The group ${\displaystyle G}$ can be viewed as giving rise to an element of ${\displaystyle H^{2}(G/Z;Z)}$, which, under the mapping, gives an element of ${\displaystyle \operatorname {Hom} (H_{2}(G/Z;\mathbb {Z} ),Z)}$. It turns out from the constriction (see the formula page) that the image of the mapping must necessarily lie in the subgroup ${\displaystyle Z\cap G'}$. In fact, the image of the homomorphism is precisely ${\displaystyle Z\cap G'}$. Thus, in fact, we get an element of ${\displaystyle \operatorname {Hom} (H_{2}(G/Z;\mathbb {Z} ),Z\cap G')}$.
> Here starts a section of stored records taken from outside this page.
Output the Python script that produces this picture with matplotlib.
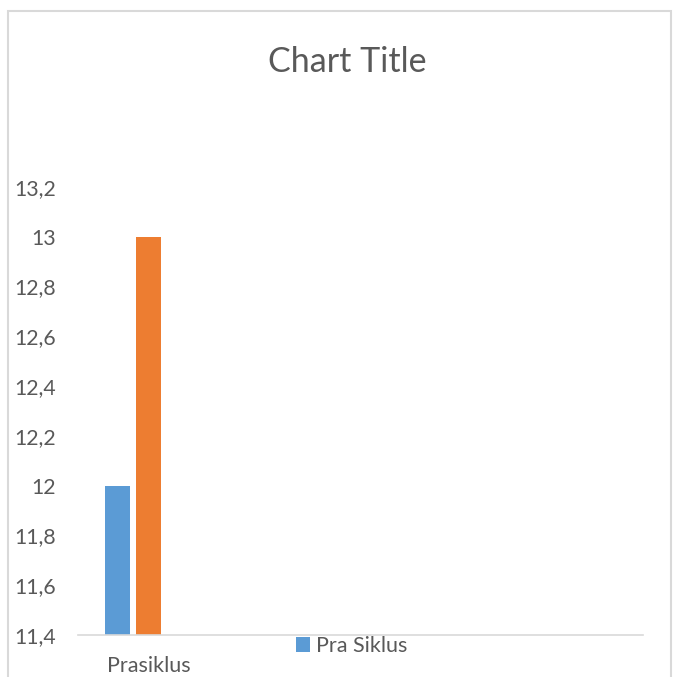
import matplotlib
matplotlib.use("Agg")
import matplotlib.pyplot as plt
from matplotlib.patches import Rectangle
import numpy as np

categories = ["Prasiklus", "", "", ""]
series_names = ["Pra Siklus", "Series2", "Series3"]
series_values = [
    [12.0, np.nan, np.nan, np.nan],
    [13.0, np.nan, np.nan, np.nan],
    [np.nan, np.nan, np.nan, np.nan],
]
colors = ["#5B9BD5", "#ED7D31", "#A5A5A5"]
yticks = [11.4, 11.6, 11.8, 12.0, 12.2, 12.4, 12.6, 12.8, 13.0, 13.2]

plt.rcParams['font.family'] = ['Lato', 'DejaVu Sans']
txt = "#595959"

W, H = 674, 677
fig = plt.figure(figsize=(W/100, H/100), dpi=100)
fig.patches.append(Rectangle((8/W, -0.1), (671-8)/W, 1.1 - 11/H, transform=fig.transFigure,
                             fill=False, edgecolor="#D9D9D9", linewidth=1.5))

ax = fig.add_axes([78/W, 1-635/H, (643-78)/W, (635-187)/H])
x = np.arange(len(categories))
bw = 25/141
step = 31/141
handles = []
for i, (name, vals, c) in enumerate(zip(series_names, series_values, colors)):
    off = (i - 1) * step
    vals = np.array(vals, dtype=float)
    b = ax.bar(x + off, vals - 11.4, bottom=11.4, width=bw, color=c, label=name)
    handles.append(b)

ax.set_xlim(-0.5, len(categories) - 0.5)
ax.set_ylim(11.4, 13.2)
ax.set_yticks(yticks)
ax.set_yticklabels([("%g" % v).replace(".", ",") for v in yticks])
ax.set_xticks(x)
ax.set_xticklabels(categories)
for s in ["left", "right", "top"]:
    ax.spines[s].set_visible(False)
ax.spines["bottom"].set_color("#D9D9D9")
ax.spines["bottom"].set_linewidth(1.2)
ax.tick_params(axis="y", length=0, pad=16, labelsize=15.3, labelcolor=txt)
ax.tick_params(axis="x", length=0, pad=15, labelsize=15.5, labelcolor=txt)

fig.text(347/W, 1-72/H, "Chart Title", ha="center", va="baseline", fontsize=24.5, color=txt)

fig.legend(handles=[handles[0]], labels=[series_names[0]], loc="center",
           bbox_to_anchor=(351.5/W, 1-646/H), frameon=False, fontsize=15.5,
           labelcolor=txt, handlelength=0.65, handleheight=0.65, handletextpad=0.3,
           borderpad=0, borderaxespad=0)

fig.savefig("out.png", dpi=100)
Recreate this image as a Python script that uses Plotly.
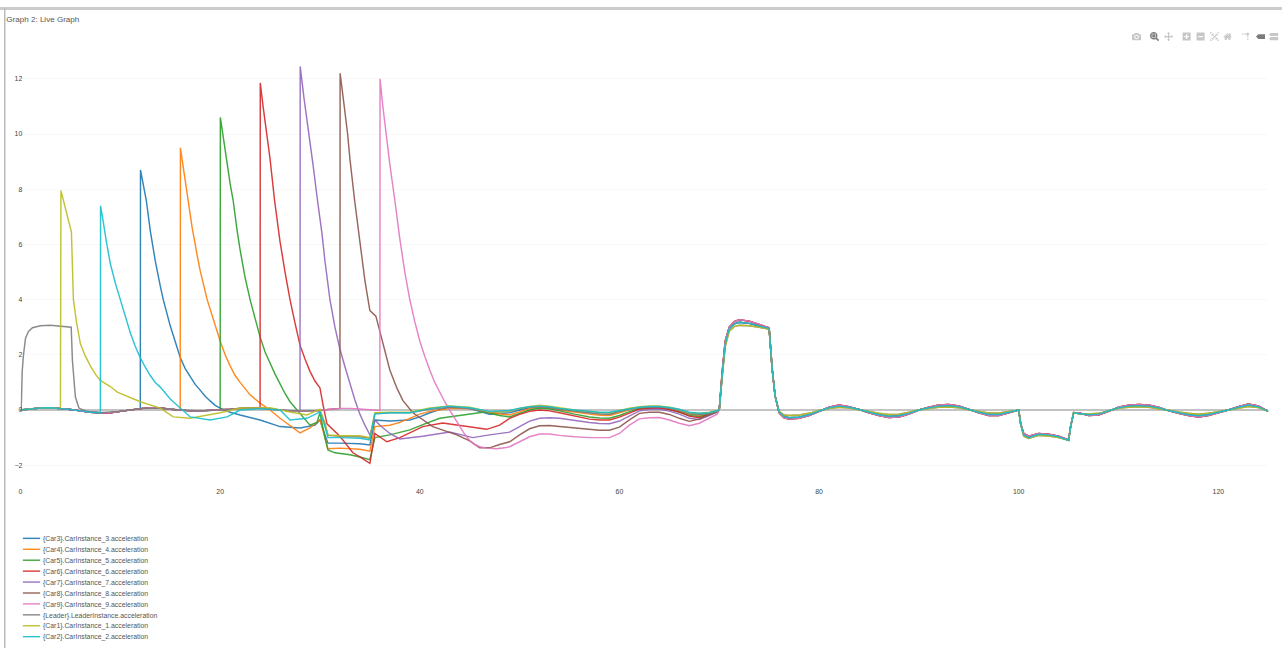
import plotly.graph_objects as go

SCALE = 0.575

NAMES = ["{Car3}.CarInstance_3.acceleration", "{Car4}.CarInstance_4.acceleration",
         "{Car5}.CarInstance_5.acceleration", "{Car6}.CarInstance_6.acceleration",
         "{Car7}.CarInstance_7.acceleration", "{Car8}.CarInstance_8.acceleration",
         "{Car9}.CarInstance_9.acceleration", "{Leader}.LeaderInstance.acceleration",
         "{Car1}.CarInstance_1.acceleration", "{Car2}.CarInstance_2.acceleration"]
COLORS = ["#1f77b4", "#ff7f0e", "#2ca02c", "#d62728", "#9467bd", "#8c564b", "#e377c2",
          "#7f7f7f", "#bcbd22", "#17becf"]

# Shared early ripple, t = 0..36
PRE_X = list(range(0, 37))
PRE_Y = [0, .03, .07, .08, .05, .02, -.03, -.08, -.1, -.1, -.05, 0, .05, .08, .07, .03, 0, -.03, -.03,
         -.01, 0, .03, .06, .08, .07, .04, 0, -.03, -.04, -.04, -.02, .03, .06, .06, .04, .01, -.02]

# Middle part: each car's own samples up to t = 48
C3_X = [12.02, 12.3, 12.6, 13, 13.5, 14, 14.3, 15, 15.5, 16, 16.5, 17, 17.5, 18, 18.5, 19, 19.5, 20, 21, 22, 24, 26, 28, 29.5, 30, 30.4, 30.8, 32, 34, 35, 35.5, 37, 39, 40, 41, 42, 43, 45, 47]
C3_Y = [8.7, 8.2, 7.6, 6.5, 5.4, 4.5, 4, 3.05, 2.45, 1.9, 1.5, 1.2, .93, .72, .5, .33, .17, .07, -.08, -.18, -.36, -.6, -.65, -.55, -.36, -.8, -1.2, -1.2, -1.22, -1.27, -.36, -.4, -.36, -.25, -.1, .02, .1, .05, -.15]
C4_X = [16.02, 16.4, 16.8, 17.2, 17.7, 18, 18.7, 19, 19.5, 20, 20.5, 21, 21.5, 22, 23, 24, 25, 26, 28, 29, 30, 30.4, 30.8, 32, 34, 35, 35.5, 37, 38, 39, 40, 41, 43, 45, 47]
C4_Y = [9.5, 8.6, 7.6, 6.6, 5.6, 5.05, 4, 3.65, 3.05, 2.5, 2, 1.6, 1.25, 1, .55, .25, 0, -.3, -.83, -.65, -.35, -.9, -1.4, -1.38, -1.42, -1.49, -.6, -.55, -.45, -.3, -.15, -.05, .05, .06, -.1]
C5_X = [20.02, 20.5, 21, 21.3, 21.7, 22, 22.5, 23, 23.5, 24, 24.5, 25, 25.5, 26, 26.5, 27, 27.7, 29, 29.7, 30, 30.5, 30.8, 31.5, 33, 34, 35, 35.5, 37, 39, 40.5, 42, 44.5, 46.5, 48]
C5_Y = [10.6, 9.4, 8.2, 7.6, 6.5, 5.8, 4.8, 4, 3.3, 2.65, 2.1, 1.7, 1.3, .95, .6, .3, 0, -.55, -.45, -.1, -1, -1.45, -1.55, -1.62, -1.7, -1.8, -1, -.9, -.72, -.5, -.3, -.18, -.07, -.2]
C6_X = [24.02, 24.3, 24.65, 25, 25.45, 26, 26.5, 27, 27.5, 28, 28.5, 29, 29.5, 30, 30.3, 30.7, 32, 33.3, 34, 35, 35.5, 36.7, 38, 39, 40.3, 42.3, 44.7, 46.7, 48]
C6_Y = [11.85, 11, 10, 9.1, 7.6, 6.1, 5, 4, 3.15, 2.35, 1.85, 1.4, 1.05, .8, .2, -.5, -.95, -1.55, -1.7, -1.93, -.85, -1.15, -1, -.82, -.6, -.47, -.6, -.7, -.55]
C7_X = [28.02, 28.4, 28.9, 29.3, 29.75, 30.2, 30.5, 31, 31.5, 32, 32.6, 33, 33.5, 34, 34.5, 35, 35.5, 36, 37, 38, 40.3, 43, 45.3, 47, 48.3]
C7_Y = [12.45, 11.3, 10, 8.9, 7.6, 6.4, 5.4, 4, 3, 2.2, 1.45, .95, .36, -.15, -.55, -.9, -.35, -.55, -.85, -1.05, -.95, -.8, -1, -.9, -.83]
C8_X = [32.02, 32.4, 32.77, 33, 33.47, 34, 34.5, 35, 35.6, 36, 36.5, 37, 37.7, 38.3, 39.3, 41.3, 43.7, 45, 46, 47, 48]
C8_Y = [12.2, 11.1, 10, 9.1, 7.6, 6.1, 4.7, 3.6, 3.4, 2.85, 2.15, 1.45, .8, .35, -.1, -.6, -.9, -1.12, -1.37, -1.37, -1.25]
C9_X = [36.02, 36.3, 36.6, 37, 37.5, 38, 38.5, 39, 39.5, 40, 40.5, 41, 41.5, 42, 42.5, 43, 43.5, 44, 44.5, 45, 45.5, 46, 46.7, 47.7, 48.5]
C9_Y = [12, 11, 10.1, 8.9, 7.6, 6.2, 5, 4, 3.2, 2.5, 1.95, 1.45, 1, .65, .3, 0, -.3, -.6, -.88, -1.1, -1.25, -1.33, -1.38, -1.4, -1.37]
LEAD_X = [.07, .17, .3, .5, .8, 1.2, 2, 3, 5.08, 5.2, 5.5, 5.85, 6.5, 7.7, 9, 10, 12, 14, 16, 18, 20, 23, 26, 28, 30, 30.5, 30.8, 32, 34, 35, 35.5, 37, 39, 41, 43, 45, 47]
LEAD_Y = [0, 1.4, 2, 2.6, 2.85, 2.98, 3.05, 3.07, 3, 1.8, .47, .07, -.03, -.1, -.08, -.05, .05, .07, 0, -.03, 0, .08, 0, -.04, -.02, -.5, -.92, -.95, -.97, -1.02, -.12, -.1, -.1, .03, .1, .05, -.1]
C1_X = [4.05, 4.3, 5.1, 5.3, 5.6, 6, 6.5, 7, 7.5, 8, 9, 9.7, 12, 14, 15.3, 17, 20, 22, 25, 27, 28.7, 30, 30.5, 30.8, 32, 34, 35, 35.5, 37, 39, 41, 43, 45, 47]
C1_Y = [7.95, 7.6, 6.45, 4, 3.2, 2.4, 1.95, 1.6, 1.3, 1.07, .85, .65, .3, .07, -.25, -.3, -.1, .07, .08, -.07, -.18, .03, -.5, -.9, -.93, -.93, -1, -.1, -.08, -.08, .07, .15, .1, -.07]
C2_X = [8.02, 8.3, 8.6, 9, 9.5, 10, 10.5, 11, 11.5, 12, 12.5, 13, 13.5, 14, 15, 16, 17, 19, 20.7, 22, 24, 26, 27, 28.7, 30, 30.5, 30.8, 32, 34, 35, 35.5, 37, 39, 41, 43, 45, 47]
C2_Y = [7.4, 6.8, 6.1, 5.3, 4.6, 4, 3.4, 2.8, 2.3, 1.9, 1.55, 1.25, 1, .83, .4, .07, -.25, -.36, -.25, 0, .05, 0, -.36, -.3, -.07, -.6, -1, -1, -1.02, -1.08, -.15, -.1, -.1, .05, .14, .08, -.05]

# Slow wave, t = 49..69.8
WAVE_X = [49, 50, 51, 52, 53, 54, 55.5, 57, 58, 59, 60, 61, 62, 63, 64, 65, 66, 67, 68, 69, 69.8]
W3 = [-.1, 0, .08, .12, .09, .03, -.04, -.1, -.14, -.15, -.06, .04, .09, .11, .12, .07, -.02, -.12, -.15, -.11, -.04]
W4 = [-.18, -.06, .05, .1, .07, 0, -.08, -.15, -.19, -.2, -.1, .01, .07, .09, .1, .04, -.05, -.16, -.2, -.14, -.05]
W5 = [-.25, -.12, 0, .07, .04, -.03, -.15, -.25, -.29, -.3, -.2, -.06, .05, .07, .08, .02, -.08, -.2, -.24, -.15, -.05]
W6 = [-.3, -.16, -.05, 0, -.03, -.1, -.22, -.33, -.36, -.36, -.26, -.12, .03, .06, .07, .02, -.07, -.22, -.28, -.16, -.05]
W7 = [-.8, -.6, -.4, -.3, -.28, -.3, -.38, -.45, -.49, -.5, -.4, -.22, -.03, .02, .03, -.04, -.15, -.3, -.34, -.2, -.07]
W8 = [-1.15, -.9, -.68, -.57, -.56, -.6, -.65, -.7, -.73, -.73, -.62, -.36, -.12, -.08, -.08, -.16, -.3, -.41, -.33, -.17, -.08]
W9 = [-1.33, -1.15, -.97, -.87, -.87, -.92, -.97, -1, -1, -1, -.85, -.55, -.32, -.28, -.27, -.36, -.48, -.57, -.48, -.3, -.15]
WL = [-.03, .05, .1, .12, .09, .03, -.04, -.1, -.14, -.15, -.06, .03, .08, .11, .12, .06, -.02, -.14, -.17, -.13, -.05]
W1 = [-.05, .06, .13, .17, .14, .08, 0, -.05, -.09, -.1, -.02, .07, .12, .15, .15, .1, .02, -.1, -.12, -.08, -.02]
W2 = [-.02, .07, .12, .14, .12, .06, 0, -.05, -.08, -.08, -.02, .05, .1, .13, .13, .09, .03, -.08, -.12, -.1, -.03]

# Late response, t = 70..125
TAIL_X = [70, 70.3, 70.6, 71, 71.5, 72, 73, 74, 75, 75.3, 75.6, 76, 76.5, 77] + list(range(78, 100)) + \
         [100, 100.2, 100.5, 101, 102, 103, 104, 105, 105.2, 105.5, 106, 107] + list(range(108, 126))
TAIL_HIGH = [0, 1.4, 2.5, 3.0, 3.2, 3.27, 3.22, 3.1, 2.98, 1.5, .5, -.1, -.28, -.33,
             -.3, -.2, -.05, .1, .18, .12, .02, -.1, -.2, -.27, -.25, -.15, 0, .1, .18, .2, .15, .02, -.1, -.2, -.2, -.1,
             0, -.5, -.85, -.95, -.85, -.88, -.95, -1.08, -.6, -.12, -.1, -.2,
             -.18, -.05, .1, .17, .2, .18, .1, -.02, -.12, -.2, -.25, -.2, -.1, 0, .12, .22, .15, -.05]
TAIL_MID = [0, 1.3, 2.4, 2.95, 3.12, 3.18, 3.14, 3.05, 2.95, 1.5, .5, -.08, -.24, -.28,
            -.26, -.17, -.04, .08, .14, .1, .02, -.08, -.17, -.23, -.21, -.12, 0, .08, .14, .16, .12, .02, -.08, -.16, -.16, -.08,
            0, -.5, -.9, -1, -.88, -.9, -.97, -1.1, -.6, -.1, -.12, -.17,
            -.15, -.04, .08, .14, .16, .14, .08, -.02, -.1, -.17, -.21, -.17, -.08, 0, .1, .18, .12, -.05]
TAIL_LOW = [0, 1.2, 2.3, 2.85, 3.02, 3.07, 3.05, 3.0, 2.92, 1.5, .5, -.05, -.18, -.2,
            -.18, -.12, -.02, .05, .1, .07, .01, -.05, -.12, -.16, -.15, -.08, 0, .05, .1, .11, .08, .01, -.05, -.11, -.11, -.05,
            0, -.5, -.95, -1.03, -.92, -.94, -1, -1.1, -.6, -.08, -.14, -.14,
            -.12, -.03, .06, .1, .12, .1, .05, -.01, -.07, -.12, -.15, -.12, -.06, 0, .07, .13, .09, -.05]

# Car: index where the shared ripple stops, own samples, wave, tail
P3, P4, P5, P6, P7, P8, P9 = 13, 17, 21, 25, 29, 33, 37
series = [
    (PRE_X[:P3] + C3_X + WAVE_X + TAIL_X, PRE_Y[:P3] + C3_Y + W3 + TAIL_MID),
    (PRE_X[:P4] + C4_X + WAVE_X + TAIL_X, PRE_Y[:P4] + C4_Y + W4 + TAIL_HIGH),
    (PRE_X[:P5] + C5_X + WAVE_X + TAIL_X, PRE_Y[:P5] + C5_Y + W5 + TAIL_MID),
    (PRE_X[:P6] + C6_X + WAVE_X + TAIL_X, PRE_Y[:P6] + C6_Y + W6 + TAIL_HIGH),
    (PRE_X[:P7] + C7_X + WAVE_X + TAIL_X, PRE_Y[:P7] + C7_Y + W7 + TAIL_MID),
    (PRE_X[:P8] + C8_X + WAVE_X + TAIL_X, PRE_Y[:P8] + C8_Y + W8 + TAIL_HIGH),
    (PRE_X[:P9] + C9_X + WAVE_X + TAIL_X, PRE_Y[:P9] + C9_Y + W9 + TAIL_HIGH),
    ([0] + LEAD_X + WAVE_X + TAIL_X, [0] + LEAD_Y + WL + TAIL_LOW),
    (PRE_X[:5] + C1_X + WAVE_X + TAIL_X, PRE_Y[:5] + C1_Y + W1 + TAIL_LOW),
    (PRE_X[:9] + C2_X + WAVE_X + TAIL_X, PRE_Y[:9] + C2_Y + W2 + TAIL_MID),
]
for sx, sy in series:
    assert len(sx) == len(sy), (len(sx), len(sy))

W, H = 1282, 648
FW, FH = W / SCALE, H / SCALE
PLOT_L, PLOT_R, PLOT_T, PLOT_B = 20.5, 1268, 60, 478


def px(v):
    return v / W


def py(v):
    return 1 - v / H


fig = go.Figure()
for (sx, sy), n, c in zip(series, NAMES, COLORS):
    fig.add_trace(go.Scatter(x=sx, y=sy, name=n, mode="lines", opacity=0.9, line=dict(color=c, width=2.5)))

fig.update_layout(
    width=FW, height=FH, paper_bgcolor="white", plot_bgcolor="white",
    margin=dict(l=0, r=0, t=0, b=0, pad=0),
    font=dict(family="Liberation Sans, Arial, sans-serif", size=12, color="#444"),
    xaxis=dict(domain=[px(PLOT_L), px(PLOT_R)], range=[0, 125], dtick=20, showgrid=False, zeroline=False,
               showline=False, ticks="", automargin=False, ticklabelstandoff=14),
    yaxis=dict(domain=[py(PLOT_B), py(PLOT_T)], range=[(PLOT_B - 410) / -27.6, (410 - PLOT_T) / 27.6], dtick=2,
               gridcolor="#f2f2f2", zeroline=True, zerolinecolor="#c4c4c4", zerolinewidth=3, showline=False,
               ticks="", automargin=False, ticklabelstandoff=-4),
    legend=dict(x=px(20), y=py(530), xanchor="left", yanchor="top", bgcolor="rgba(0,0,0,0)",
                font=dict(size=12, color="#555")),
    showlegend=True,
    modebar=dict(color="rgba(68,68,68,0.3)", activecolor="rgba(68,68,68,0.7)", bgcolor="rgba(0,0,0,0)"),
    annotations=[dict(text="Graph 2: Live Graph", xref="paper", yref="paper", x=px(5), y=py(19.5), xanchor="left",
                      yanchor="middle", showarrow=False, font=dict(size=14, color="#555"))],
    shapes=[
        dict(type="rect", xref="paper", yref="paper", x0=px(0), x1=px(W), y0=py(7), y1=py(10),
             fillcolor="#ccc", line_width=0),
        dict(type="rect", xref="paper", yref="paper", x0=px(4), x1=px(5.5), y0=py(8), y1=py(H),
             fillcolor="#bbb", line_width=0),
    ],
)

BUTTONS = [["toImage"], ["zoom2d", "pan2d"], ["zoomIn2d", "zoomOut2d", "autoScale2d", "resetScale2d"],
           ["toggleSpikelines", "hoverClosestCartesian", "hoverCompareCartesian"]]
fig.write_html("out.html", config=dict(displayModeBar=True, displaylogo=False, modeBarButtons=BUTTONS),
               post_script="document.body.style.margin='0';document.body.style.zoom='%s';"
                           "document.querySelectorAll('.modebar-container').forEach(function(m){m.style.top='50px';});"
                           % SCALE)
Now, consider the short exact sequence for the formula for second cohomology group for trivial group action in terms of Schur multiplier and abelianization with ${\displaystyle Z\cap G'}$ used in place of ${\displaystyle Z}$ as the central subgroup:

${\displaystyle 0\to \operatorname {Ext} ^{1}((G/Z)^{\operatorname {ab} };Z\cap G')\to H^{2}(G/Z;Z\cap G')\to \operatorname {Hom} (H_{2}(G/Z;\mathbb {Z} ),Z\cap G')\to 0}$

Because we know the right map is surjective, we can find an element of ${\displaystyle H^{2}(G/Z;Z\cap G')}$ that maps to the element obtained above in ${\displaystyle \operatorname {Hom} (H_{2}(G/Z;\mathbb {Z} ),Z\cap G')}$. Denote the corresponding extension group by ${\displaystyle H}$. We claim that:

• ${\displaystyle H}$ is isoclinic to ${\displaystyle G}$: In fact, the central subgroup for the extension used to construct ${\displaystyle H}$ is precisely the center of ${\displaystyle H}$.
• ${\displaystyle Z(H)\leq H'}$: We know that the image of the mapping in ${\displaystyle \operatorname {Hom} (H_{2}(G/Z;\mathbb {Z} ),Z\cap G')}$ is surjective to the central subgroup, and also that the image is contained in the derived subgroup, so ${\displaystyle Z(H)\leq H'}$.

References

Journal references

• The classification of prime-power groups by Philip Hall, Volume 69, (Year 1937): ^{Official linkMore info}: The assertion is made without an explicit proof, but the reasoning for the proof is given in preceding paragraphs, with the backdrop assumption of finiteness.